Task prompt
Line by line, repeat the data below exactly, beginning at the first line and ending at the line with "from matplotlib.colors import". Omit pictures.

-- Start of Material supplied --

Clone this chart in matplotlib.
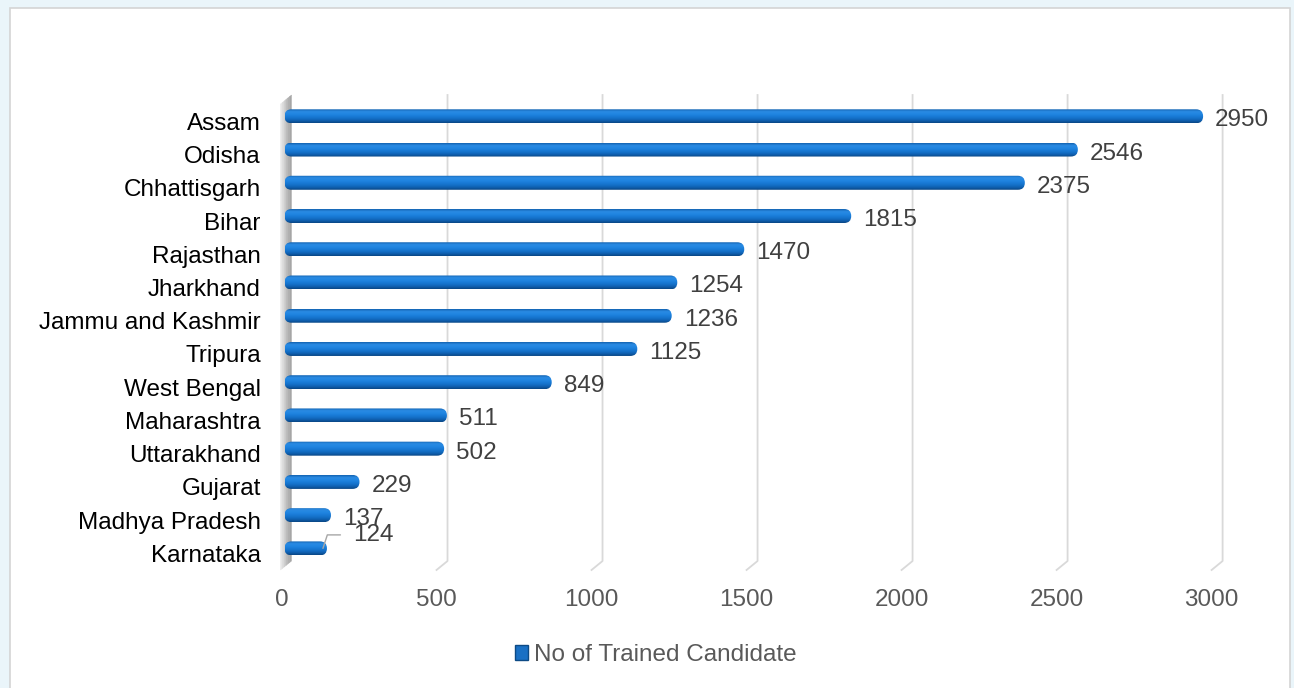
import matplotlib
matplotlib.use("Agg")
import matplotlib.pyplot as plt
import matplotlib.transforms as mtransforms
import numpy as np
from matplotlib.patches import FancyBboxPatch, Polygon, Rectangle, Patch
from matplotlib.colors import LinearSegmentedColormap

# ---------------- data ----------------
states = ["Assam", "Odisha", "Chhattisgarh", "Bihar", "Rajasthan", "Jharkhand",
          "Jammu and Kashmir", "Tripura", "West Bengal", "Maharashtra",
          "Uttarakhand", "Gujarat", "Madhya Pradesh", "Karnataka"]
trained = [2950, 2546, 2375, 1815, 1470, 1254, 1236, 1125, 849, 511, 502, 229, 137, 124]
x_ticks = [0, 500, 1000, 1500, 2000, 2500, 3000]
series_name = "No of Trained Candidate"

# ---------------- style ----------------
W, H, DPI = 1294, 688, 100
FONT = "Liberation Sans"
FS = 17.5
plt.rcParams["font.family"] = [FONT, "DejaVu Sans"]

fig = plt.figure(figsize=(W / DPI, H / DPI), dpi=DPI, facecolor="#eaf5fa")

# white panel with light border
fig.patches.append(Rectangle((10 / W, -0.01), (1290 - 10) / W, 1 - 8 / H + 0.01,
                             transform=fig.transFigure, facecolor="white",
                             edgecolor="#d4d4d4", linewidth=1.2, zorder=-2))

# axes = front plane of the 3D plot
ax_l, ax_r = 281.5, 1211.6
ax_t, ax_b = 104, 570
ax = fig.add_axes([ax_l / W, 1 - ax_b / H, (ax_r - ax_l) / W, (ax_b - ax_t) / H])
ax.set_zorder(2)
ax.set_facecolor("none")
n = len(states)
ypos = np.arange(n)
ax.set_xlim(0, 3000)
ax.set_ylim(n - 1 + 0.65, -0.37)
for s in ax.spines.values():
    s.set_visible(False)

ppx = (ax_r - ax_l) / 3000.0          # pixels per x unit
ppy = (ax_b - ax_t) / (n - 1 + 0.65 + 0.37)  # pixels per row

# depth offset of the back wall (pixels)
DX, DY = 11, 9
grid_c = "#d9d9d9"

def px2fig(pts):
    return [(x / W, 1 - y / H) for x, y in pts]

# gridlines on the back plane with floor diagonals
for t in x_ticks[1:]:
    xf = ax_l + t * ppx
    fig.lines.append(plt.Line2D(*zip(*px2fig([(xf, ax_b), (xf + DX, ax_b - DY),
                                                (xf + DX, ax_t - DY)])),
                                transform=fig.transFigure, color=grid_c,
                                linewidth=1.3, zorder=1))

# left wall (grey gradient in strips)
wall_cols = ["#e6e6e6", "#dadada", "#cccccc", "#bdbdbd", "#b0b0b0", "#a6a6a6"]
ns = len(wall_cols)
for k, c in enumerate(wall_cols):
    a0, a1 = k / ns, (k + 1) / ns
    pts = [(ax_l - 1 + DX * a0, ax_b - DY * a0), (ax_l - 1 + DX * a1, ax_b - DY * a1),
           (ax_l - 1 + DX * a1, ax_t - DY * a1), (ax_l - 1 + DX * a0, ax_t - DY * a0)]
    fig.patches.append(Polygon(px2fig(pts), closed=True, transform=fig.transFigure,
                               facecolor=c, edgecolor=c, linewidth=0.3, zorder=1))

# bars
bar_h = 14 / ppy
bars = ax.barh(ypos, trained, height=bar_h, color="#1a78d0", zorder=3)
cmap = LinearSegmentedColormap.from_list(
    "cyl", ["#1262b0", "#2a8ae2", "#2287e2", "#1a7cd8", "#1470c8", "#0f5fae", "#0a4683"])
grad = np.linspace(0, 1, 64).reshape(-1, 1)
r_x = 7 / ppx
asp = (1 / ppy) / (1 / ppx)
for b in bars:
    b.set_visible(False)
    x0 = b.get_x() + 3 / ppx
    w = b.get_width() + 7 / ppx - x0
    y0 = b.get_y()
    h = b.get_height()
    box = FancyBboxPatch((x0, y0), w, h,
                         boxstyle=f"round,pad=0,rounding_size={r_x * 0.999}",
                         mutation_aspect=asp, transform=ax.transData,
                         facecolor="none", edgecolor="none")
    ax.add_patch(box)
    im = ax.imshow(grad, extent=(x0, x0 + w, y0 + h, y0), aspect="auto",
                   cmap=cmap, origin="upper", zorder=3, interpolation="bilinear")
    im.set_clip_path(box)
ax.set_xlim(0, 3000)
ax.set_ylim(n - 1 + 0.65, -0.37)
ax.set_aspect("auto")

# value labels
for i, v in enumerate(trained):
    if states[i] == "Karnataka":
        ax.annotate(str(v), xy=(v + 3 / ppx, i), xytext=(30 / 1.389, 13.5 / 1.389),
                    textcoords="offset points", va="center", ha="left",
                    fontsize=FS, color="#404040", annotation_clip=False,
                    arrowprops=dict(arrowstyle="-", color="#a6a6a6", lw=1.0,
                                    connectionstyle="angle,angleA=0,angleB=72,rad=0",
                                    relpos=(0, 0.5), shrinkA=7, shrinkB=0))
    else:
        ax.annotate(str(v), xy=(v, i), xytext=(19 / 1.389, -4 / 1.389),
                    textcoords="offset points", va="center", ha="left",
                    fontsize=FS, color="#404040", annotation_clip=False)

# ticks
ax.set_yticks(ypos)
ax.set_yticklabels(states, fontsize=FS, color="#000000")
ax.set_xticks(x_ticks)
ax.set_xticklabels([str(t) for t in x_ticks], fontsize=FS, color="#595959")
ax.tick_params(axis="both", length=0)
ax.tick_params(axis="y", pad=15)
ax.tick_params(axis="x", pad=14)
off = mtransforms.ScaledTranslation(0, -5 / DPI, fig.dpi_scale_trans)
for lab in ax.get_yticklabels():
    lab.set_transform(lab.get_transform() + off)

# legend
fig.legend(handles=[Patch(facecolor="#1a70c4", edgecolor="#0d4a85", label=series_name)],
           loc="center", bbox_to_anchor=(656 / W, 1 - 655 / H), frameon=False,
           fontsize=FS, labelcolor="#595959", handlelength=0.55, handleheight=0.55,
           handletextpad=0.25, borderpad=0)

fig.savefig("out.png", dpi=DPI, facecolor=fig.get_facecolor())
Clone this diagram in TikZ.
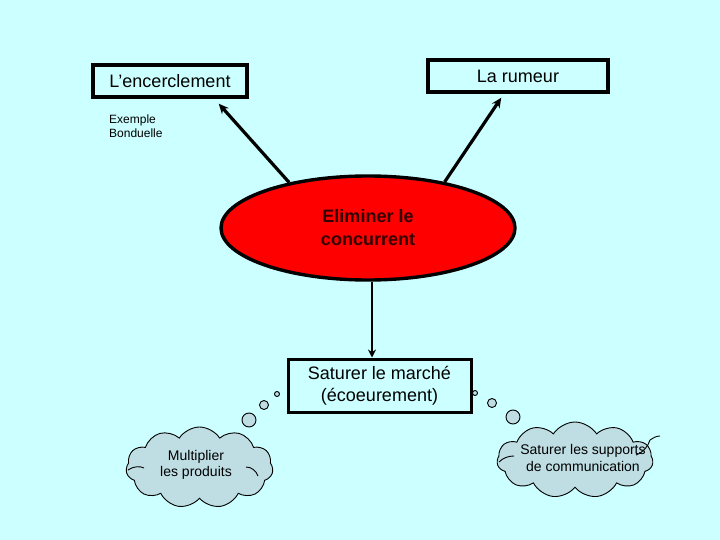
\documentclass[tikz,border=0pt]{standalone}
\usepackage{fontspec}
\setmainfont{Liberation Sans}
\usetikzlibrary{shapes.geometric,shapes.symbols,arrows.meta}
\definecolor{bgc}{RGB}{204,255,255}
\definecolor{cloudc}{RGB}{190,222,228}
\definecolor{elltext}{RGB}{50,0,0}
\tikzset{
  boxnode/.style={draw=black, line width=3.4pt, fill=bgc, inner sep=0pt, align=center, font=\fontsize{18}{22}\selectfont},
  ellnode/.style={ellipse, draw=black, line width=3.4pt, fill=red, inner sep=0pt, align=center, text=elltext, font=\fontsize{18}{23}\selectfont\bfseries},
  cloudnode/.style={cloud, cloud puffs=11, cloud puff arc=115, aspect=1.8, draw=black, line width=0.9pt, fill=cloudc, inner sep=0pt},
  cloudtext/.style={align=center, inner sep=0pt, font=\fontsize{14}{16.5}\selectfont},
  bubble/.style={circle, draw=black, line width=0.9pt, fill=cloudc, inner sep=0pt},
  flick/.style={draw=black, line width=0.9pt},
  arr/.style={line width=3.2pt, -{Stealth[length=10pt,width=9pt]}},
  arrthin/.style={line width=2.2pt, -{Stealth[length=8pt,width=8pt]}},
  note/.style={align=left, inner sep=0pt, font=\fontsize{12}{14}\selectfont}
}
\begin{document}
\begin{tikzpicture}[x=1pt,y=-1pt]
\fill[bgc] (0,0) rectangle (720,540);
\useasboundingbox (0,0) rectangle (720,540);

\node[boxnode, minimum width=154pt, minimum height=32pt] (enc) at (170,81) {L’encerclement};
\node[boxnode, minimum width=180pt, minimum height=32pt] (rum) at (518,76) {La rumeur};
\node[note, anchor=north west] (ex) at (109,115) {Exemple\\Bonduelle};

\node[ellnode, minimum width=294pt, minimum height=104pt] (ell) at (368,228) {Eliminer le\\concurrent};

\node[boxnode, line width=3pt, minimum width=183pt, minimum height=53pt] (sat) at (379.5,385.5) {Saturer le marché\\(écoeurement)};

\draw[arr] (ell.150) -- ([xshift=-30pt,yshift=-5pt]enc.south east);
\draw[arr] (ell.31) -- ([xshift=75pt,yshift=-4pt]rum.south west);
\draw[arrthin] ([xshift=4pt]ell.south) -- ([xshift=4pt]ell.south |- sat.north);

\node[cloudnode, minimum width=147pt, minimum height=81pt] (c1) at (199.5,467.5) {};
\node[cloudtext] (t1) at (196,465) {Multiplier\\les produits};
\draw[flick] (128,470) .. controls (134,466) and (140,466) .. (144,468);
\draw[flick] (246,467) .. controls (252,467) and (256,471) .. (258,476);
\node[bubble, minimum size=14pt] (b13) at (249,420) {};
\node[bubble, minimum size=9pt] (b12) at (264,405) {};
\node[bubble, minimum size=5pt] (b11) at (277,394) {};

\node[cloudnode, minimum width=156pt, minimum height=76pt] (c2) at (575,460) {};
\node[cloudtext] (t2) at (583,458) {Saturer les supports\\de communication};
\draw[flick] (499,462) .. controls (503,458) and (508,456) .. (514,456);
\draw[flick] (636,455) .. controls (644,452) and (648,446) .. (650,440);
\draw[flick] (650,440) .. controls (653,438) and (656,436) .. (660,436);
\node[bubble, minimum size=14pt] (b23) at (513,417) {};
\node[bubble, minimum size=9pt] (b22) at (492,403) {};
\node[bubble, minimum size=5pt] (b21) at (475,393) {};
\end{tikzpicture}
\end{document}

-- End of Material supplied --

Problem solution
Clone this chart in matplotlib.
import matplotlib
matplotlib.use("Agg")
import matplotlib.pyplot as plt
import matplotlib.transforms as mtransforms
import numpy as np
from matplotlib.patches import FancyBboxPatch, Polygon, Rectangle, Patch
from matplotlib.colors import LinearSegmentedColormap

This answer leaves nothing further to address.